- _WHAT IS EXPECTED_: Repeat each line word for word.

- _RECORDED INFORMATION_:

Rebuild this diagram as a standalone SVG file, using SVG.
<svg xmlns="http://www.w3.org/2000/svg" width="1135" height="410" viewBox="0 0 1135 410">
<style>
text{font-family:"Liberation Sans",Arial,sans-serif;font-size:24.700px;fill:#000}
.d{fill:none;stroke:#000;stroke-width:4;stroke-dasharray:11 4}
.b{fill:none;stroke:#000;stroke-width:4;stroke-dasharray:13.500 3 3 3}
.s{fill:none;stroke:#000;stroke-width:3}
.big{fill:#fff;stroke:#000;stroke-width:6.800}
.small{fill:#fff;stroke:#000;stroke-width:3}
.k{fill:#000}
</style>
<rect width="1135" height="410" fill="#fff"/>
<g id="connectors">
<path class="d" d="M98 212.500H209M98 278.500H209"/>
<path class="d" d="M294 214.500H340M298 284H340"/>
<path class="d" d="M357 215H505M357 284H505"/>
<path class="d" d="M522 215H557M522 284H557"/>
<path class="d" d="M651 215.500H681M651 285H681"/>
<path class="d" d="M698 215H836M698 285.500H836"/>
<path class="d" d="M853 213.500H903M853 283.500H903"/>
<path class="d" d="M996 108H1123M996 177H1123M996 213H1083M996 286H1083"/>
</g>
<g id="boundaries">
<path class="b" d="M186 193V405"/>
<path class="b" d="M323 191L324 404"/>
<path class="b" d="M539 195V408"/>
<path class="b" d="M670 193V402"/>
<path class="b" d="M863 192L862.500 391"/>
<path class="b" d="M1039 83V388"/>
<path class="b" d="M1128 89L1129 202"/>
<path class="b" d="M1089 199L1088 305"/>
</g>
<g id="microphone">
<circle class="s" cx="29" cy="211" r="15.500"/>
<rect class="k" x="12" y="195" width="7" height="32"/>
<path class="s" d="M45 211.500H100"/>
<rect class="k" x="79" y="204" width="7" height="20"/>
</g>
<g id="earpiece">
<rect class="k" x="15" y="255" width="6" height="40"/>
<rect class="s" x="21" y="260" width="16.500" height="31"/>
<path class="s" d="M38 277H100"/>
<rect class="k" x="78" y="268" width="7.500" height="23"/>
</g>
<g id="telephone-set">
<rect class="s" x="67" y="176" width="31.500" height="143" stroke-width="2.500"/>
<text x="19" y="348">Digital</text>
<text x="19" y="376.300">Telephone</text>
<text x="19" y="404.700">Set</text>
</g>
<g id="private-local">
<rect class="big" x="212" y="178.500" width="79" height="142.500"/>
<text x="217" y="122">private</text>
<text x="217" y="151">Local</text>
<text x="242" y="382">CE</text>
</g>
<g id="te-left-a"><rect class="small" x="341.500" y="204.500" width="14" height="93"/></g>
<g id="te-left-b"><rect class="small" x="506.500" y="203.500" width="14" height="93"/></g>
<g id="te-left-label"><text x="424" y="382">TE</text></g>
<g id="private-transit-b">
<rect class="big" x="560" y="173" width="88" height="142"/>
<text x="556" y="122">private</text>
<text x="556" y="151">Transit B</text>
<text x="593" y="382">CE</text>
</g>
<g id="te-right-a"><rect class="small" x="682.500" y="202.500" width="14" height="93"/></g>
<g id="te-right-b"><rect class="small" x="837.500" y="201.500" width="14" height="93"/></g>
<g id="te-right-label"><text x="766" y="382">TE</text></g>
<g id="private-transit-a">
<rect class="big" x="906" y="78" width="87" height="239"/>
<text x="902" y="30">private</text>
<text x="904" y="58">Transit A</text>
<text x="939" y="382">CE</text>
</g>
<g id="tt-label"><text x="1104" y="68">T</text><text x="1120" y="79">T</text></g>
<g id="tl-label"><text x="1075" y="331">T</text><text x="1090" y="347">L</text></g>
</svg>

- _SOLUTION TO THE EXERCISE_:
Rebuild this diagram as a standalone SVG file, using SVG.
<svg xmlns="http://www.w3.org/2000/svg" width="1135" height="410" viewBox="0 0 1135 410">
<style>
text{font-family:"Liberation Sans",Arial,sans-serif;font-size:24.700px;fill:#000}
.d{fill:none;stroke:#000;stroke-width:4;stroke-dasharray:11 4}
.b{fill:none;stroke:#000;stroke-width:4;stroke-dasharray:13.500 3 3 3}
.s{fill:none;stroke:#000;stroke-width:3}
.big{fill:#fff;stroke:#000;stroke-width:6.800}
.small{fill:#fff;stroke:#000;stroke-width:3}
.k{fill:#000}
</style>
<rect width="1135" height="410" fill="#fff"/>
<g id="connectors">
<path class="d" d="M98 212.500H209M98 278.500H209"/>
<path class="d" d="M294 214.500H340M298 284H340"/>
<path class="d" d="M357 215H505M357 284H505"/>
<path class="d" d="M522 215H557M522 284H557"/>
<path class="d" d="M651 215.500H681M651 285H681"/>
<path class="d" d="M698 215H836M698 285.500H836"/>
<path class="d" d="M853 213.500H903M853 283.500H903"/>
<path class="d" d="M996 108H1123M996 177H1123M996 213H1083M996 286H1083"/>
</g>
<g id="boundaries">
<path class="b" d="M186 193V405"/>
<path class="b" d="M323 191L324 404"/>
<path class="b" d="M539 195V408"/>
<path class="b" d="M670 193V402"/>
<path class="b" d="M863 192L862.500 391"/>
<path class="b" d="M1039 83V388"/>
<path class="b" d="M1128 89L1129 202"/>
<path class="b" d="M1089 199L1088 305"/>
</g>
<g id="microphone">
<circle class="s" cx="29" cy="211" r="15.500"/>
<rect class="k" x="12" y="195" width="7" height="32"/>
<path class="s" d="M45 211.500H100"/>
<rect class="k" x="79" y="204" width="7" height="20"/>
</g>
<g id="earpiece">
<rect class="k" x="15" y="255" width="6" height="40"/>
<rect class="s" x="21" y="260" width="16.500" height="31"/>
<path class="s" d="M38 277H100"/>
<rect class="k" x="78" y="268" width="7.500" height="23"/>
</g>
<g id="telephone-set">
<rect class="s" x="67" y="176" width="31.500" height="143" stroke-width="2.500"/>
<text x="19" y="348">Digital</text>
<text x="19" y="376.300">Telephone</text>
<text x="19" y="404.700">Set</text>
</g>
<g id="private-local">
<rect class="big" x="212" y="178.500" width="79" height="142.500"/>
<text x="217" y="122">private</text>
<text x="217" y="151">Local</text>
<text x="242" y="382">CE</text>
</g>
<g id="te-left-a"><rect class="small" x="341.500" y="204.500" width="14" height="93"/></g>
<g id="te-left-b"><rect class="small" x="506.500" y="203.500" width="14" height="93"/></g>
<g id="te-left-label"><text x="424" y="382">TE</text></g>
<g id="private-transit-b">
<rect class="big" x="560" y="173" width="88" height="142"/>
<text x="556" y="122">private</text>
<text x="556" y="151">Transit B</text>
<text x="593" y="382">CE</text>
</g>
<g id="te-right-a"><rect class="small" x="682.500" y="202.500" width="14" height="93"/></g>
<g id="te-right-b"><rect class="small" x="837.500" y="201.500" width="14" height="93"/></g>
<g id="te-right-label"><text x="766" y="382">TE</text></g>
<g id="private-transit-a">
<rect class="big" x="906" y="78" width="87" height="239"/>
<text x="902" y="30">private</text>
<text x="904" y="58">Transit A</text>
<text x="939" y="382">CE</text>
</g>
<g id="tt-label"><text x="1104" y="68">T</text><text x="1120" y="79">T</text></g>
<g id="tl-label"><text x="1075" y="331">T</text><text x="1090" y="347">L</text></g>
</svg>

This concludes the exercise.